#### Stated goal
Using the material below, print a verbatim copy of every line from the one containing "Output the Python" through the one containing "import pandas as pd", inclusive, and omit the pictures.

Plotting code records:

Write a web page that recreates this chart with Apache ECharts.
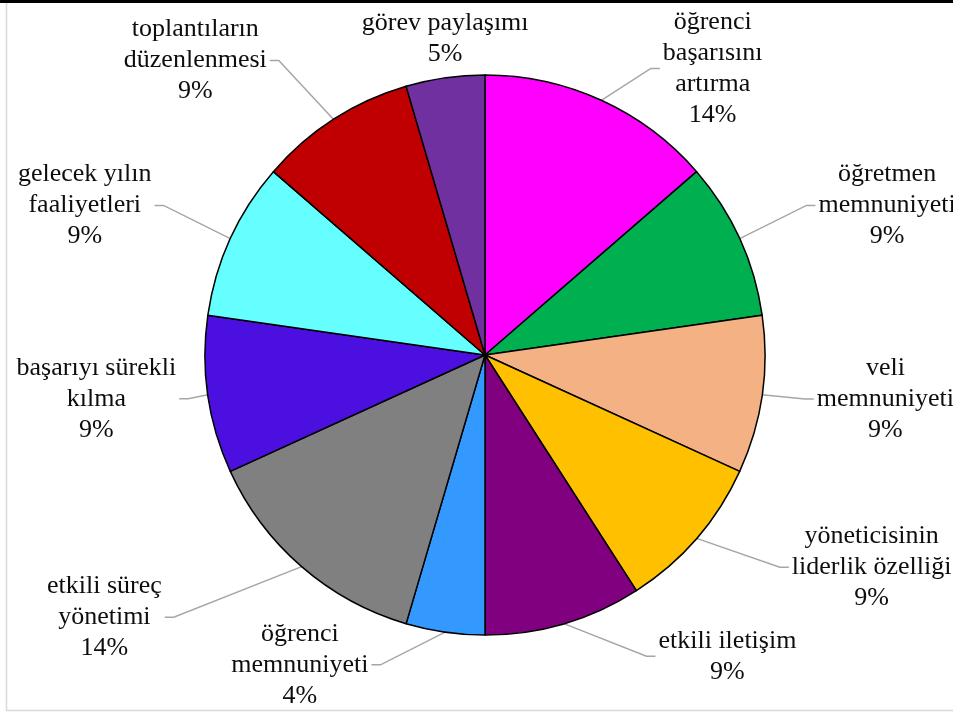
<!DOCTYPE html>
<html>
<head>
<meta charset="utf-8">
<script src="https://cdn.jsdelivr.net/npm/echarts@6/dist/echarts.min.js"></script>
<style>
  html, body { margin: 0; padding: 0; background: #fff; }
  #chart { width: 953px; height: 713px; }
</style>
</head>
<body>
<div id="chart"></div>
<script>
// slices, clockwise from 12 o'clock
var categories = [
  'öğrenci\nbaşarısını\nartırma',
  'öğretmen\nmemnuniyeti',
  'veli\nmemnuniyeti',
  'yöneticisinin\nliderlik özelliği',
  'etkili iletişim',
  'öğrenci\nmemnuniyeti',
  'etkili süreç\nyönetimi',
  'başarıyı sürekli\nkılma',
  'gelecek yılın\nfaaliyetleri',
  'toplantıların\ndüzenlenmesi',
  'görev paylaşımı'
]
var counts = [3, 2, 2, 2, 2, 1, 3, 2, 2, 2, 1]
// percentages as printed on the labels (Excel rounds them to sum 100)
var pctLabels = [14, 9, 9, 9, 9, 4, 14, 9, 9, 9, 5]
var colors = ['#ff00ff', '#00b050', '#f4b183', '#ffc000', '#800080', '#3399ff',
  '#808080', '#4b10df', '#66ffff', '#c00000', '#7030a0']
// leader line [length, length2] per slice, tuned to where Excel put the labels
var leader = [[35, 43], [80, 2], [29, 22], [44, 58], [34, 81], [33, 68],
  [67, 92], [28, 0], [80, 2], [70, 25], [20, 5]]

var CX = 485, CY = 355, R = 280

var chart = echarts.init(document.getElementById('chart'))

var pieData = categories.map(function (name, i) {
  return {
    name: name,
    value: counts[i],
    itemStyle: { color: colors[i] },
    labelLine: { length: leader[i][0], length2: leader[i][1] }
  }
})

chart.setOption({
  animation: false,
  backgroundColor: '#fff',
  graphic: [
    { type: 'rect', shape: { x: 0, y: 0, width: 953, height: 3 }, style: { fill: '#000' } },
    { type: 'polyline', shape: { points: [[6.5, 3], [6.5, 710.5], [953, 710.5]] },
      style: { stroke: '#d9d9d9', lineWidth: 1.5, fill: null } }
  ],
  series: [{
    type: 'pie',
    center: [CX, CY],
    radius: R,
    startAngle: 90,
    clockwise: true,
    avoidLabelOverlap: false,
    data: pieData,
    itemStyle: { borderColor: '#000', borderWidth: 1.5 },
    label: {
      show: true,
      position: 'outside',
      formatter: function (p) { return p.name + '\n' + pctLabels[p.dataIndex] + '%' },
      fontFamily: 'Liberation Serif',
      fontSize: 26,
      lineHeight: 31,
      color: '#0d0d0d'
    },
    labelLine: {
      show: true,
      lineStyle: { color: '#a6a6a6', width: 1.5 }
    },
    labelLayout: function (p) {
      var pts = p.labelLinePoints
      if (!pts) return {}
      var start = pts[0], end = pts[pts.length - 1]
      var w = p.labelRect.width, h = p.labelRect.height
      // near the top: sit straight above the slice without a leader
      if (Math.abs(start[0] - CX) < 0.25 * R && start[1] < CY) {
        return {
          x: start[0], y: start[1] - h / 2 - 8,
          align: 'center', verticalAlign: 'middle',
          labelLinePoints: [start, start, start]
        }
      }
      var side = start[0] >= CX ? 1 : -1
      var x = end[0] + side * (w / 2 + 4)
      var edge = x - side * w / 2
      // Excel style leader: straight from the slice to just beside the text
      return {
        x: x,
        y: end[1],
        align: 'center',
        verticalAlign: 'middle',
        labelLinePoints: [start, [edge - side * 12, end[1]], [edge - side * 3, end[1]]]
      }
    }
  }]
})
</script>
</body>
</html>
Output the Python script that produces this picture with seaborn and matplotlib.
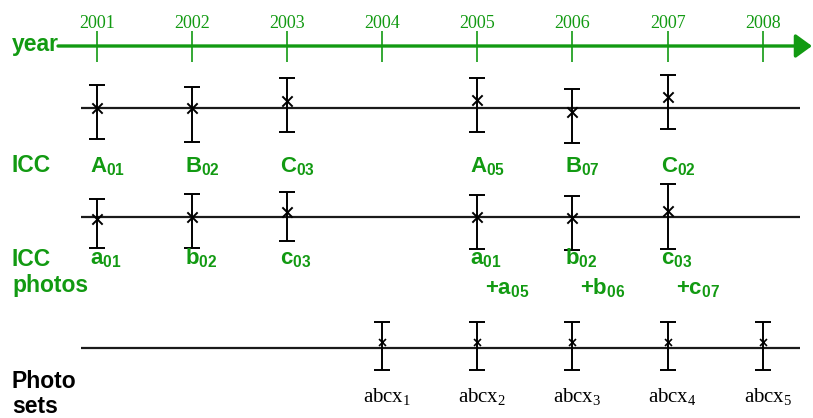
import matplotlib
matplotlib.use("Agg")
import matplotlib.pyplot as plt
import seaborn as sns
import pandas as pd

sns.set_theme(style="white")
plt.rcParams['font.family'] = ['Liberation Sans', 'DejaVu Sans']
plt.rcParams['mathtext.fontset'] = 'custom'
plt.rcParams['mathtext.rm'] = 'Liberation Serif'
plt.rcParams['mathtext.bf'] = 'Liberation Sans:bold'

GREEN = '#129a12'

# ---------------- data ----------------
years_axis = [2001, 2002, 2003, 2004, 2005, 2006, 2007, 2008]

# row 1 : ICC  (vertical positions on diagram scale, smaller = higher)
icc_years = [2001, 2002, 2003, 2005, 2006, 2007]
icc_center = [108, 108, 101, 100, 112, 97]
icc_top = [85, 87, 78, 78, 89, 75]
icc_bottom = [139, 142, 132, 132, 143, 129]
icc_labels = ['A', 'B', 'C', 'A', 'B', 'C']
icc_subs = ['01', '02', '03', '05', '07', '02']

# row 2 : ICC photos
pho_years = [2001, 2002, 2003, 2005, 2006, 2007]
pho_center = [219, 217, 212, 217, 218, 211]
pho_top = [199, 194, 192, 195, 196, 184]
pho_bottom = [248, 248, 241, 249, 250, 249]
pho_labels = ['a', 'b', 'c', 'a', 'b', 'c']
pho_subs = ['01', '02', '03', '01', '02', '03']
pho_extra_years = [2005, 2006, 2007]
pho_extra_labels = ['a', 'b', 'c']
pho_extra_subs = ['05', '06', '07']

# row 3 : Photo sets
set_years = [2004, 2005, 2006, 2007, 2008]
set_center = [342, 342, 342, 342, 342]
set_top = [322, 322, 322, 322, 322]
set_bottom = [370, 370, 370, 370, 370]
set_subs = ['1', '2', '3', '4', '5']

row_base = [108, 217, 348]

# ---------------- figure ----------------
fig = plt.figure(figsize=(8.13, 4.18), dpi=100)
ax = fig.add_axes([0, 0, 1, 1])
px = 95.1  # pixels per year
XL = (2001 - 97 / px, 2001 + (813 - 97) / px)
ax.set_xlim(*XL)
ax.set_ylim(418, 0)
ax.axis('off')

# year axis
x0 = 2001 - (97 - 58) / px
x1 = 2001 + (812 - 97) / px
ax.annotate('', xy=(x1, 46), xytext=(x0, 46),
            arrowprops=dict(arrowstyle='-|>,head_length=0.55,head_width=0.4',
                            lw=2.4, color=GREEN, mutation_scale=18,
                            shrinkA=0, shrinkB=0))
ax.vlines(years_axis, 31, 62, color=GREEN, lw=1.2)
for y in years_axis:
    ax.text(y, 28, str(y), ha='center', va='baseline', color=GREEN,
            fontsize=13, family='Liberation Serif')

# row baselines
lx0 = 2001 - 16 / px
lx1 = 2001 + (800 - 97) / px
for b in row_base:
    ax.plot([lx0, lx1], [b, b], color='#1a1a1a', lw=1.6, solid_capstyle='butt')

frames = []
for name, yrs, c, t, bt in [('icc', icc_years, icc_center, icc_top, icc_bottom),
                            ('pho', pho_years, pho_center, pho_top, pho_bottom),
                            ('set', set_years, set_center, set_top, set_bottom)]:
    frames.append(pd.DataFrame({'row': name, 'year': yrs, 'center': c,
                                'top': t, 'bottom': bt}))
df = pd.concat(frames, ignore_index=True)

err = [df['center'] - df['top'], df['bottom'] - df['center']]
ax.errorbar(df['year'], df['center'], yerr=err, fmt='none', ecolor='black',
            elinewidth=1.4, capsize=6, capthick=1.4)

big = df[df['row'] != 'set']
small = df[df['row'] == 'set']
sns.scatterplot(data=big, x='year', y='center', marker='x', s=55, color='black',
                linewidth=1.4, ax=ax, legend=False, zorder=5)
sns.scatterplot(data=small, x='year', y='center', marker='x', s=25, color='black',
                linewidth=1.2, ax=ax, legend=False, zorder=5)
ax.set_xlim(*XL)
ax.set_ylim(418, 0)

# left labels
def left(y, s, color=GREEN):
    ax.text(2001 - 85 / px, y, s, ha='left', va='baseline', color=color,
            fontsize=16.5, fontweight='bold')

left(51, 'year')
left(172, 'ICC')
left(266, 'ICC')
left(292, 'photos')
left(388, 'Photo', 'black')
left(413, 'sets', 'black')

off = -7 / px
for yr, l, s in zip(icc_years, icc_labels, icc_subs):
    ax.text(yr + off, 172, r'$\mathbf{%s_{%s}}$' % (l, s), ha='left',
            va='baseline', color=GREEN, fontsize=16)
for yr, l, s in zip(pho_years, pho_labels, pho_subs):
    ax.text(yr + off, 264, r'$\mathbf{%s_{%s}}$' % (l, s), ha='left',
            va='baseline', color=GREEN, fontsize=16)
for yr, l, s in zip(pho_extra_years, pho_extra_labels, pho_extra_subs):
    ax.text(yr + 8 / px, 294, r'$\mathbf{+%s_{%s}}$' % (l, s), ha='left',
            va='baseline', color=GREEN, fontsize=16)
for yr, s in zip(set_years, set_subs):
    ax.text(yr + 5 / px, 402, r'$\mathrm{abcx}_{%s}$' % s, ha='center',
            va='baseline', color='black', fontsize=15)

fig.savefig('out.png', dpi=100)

#### Exercise result
Output the Python script that produces this picture with seaborn and matplotlib.
import matplotlib
matplotlib.use("Agg")
import matplotlib.pyplot as plt
import seaborn as sns
import pandas as pd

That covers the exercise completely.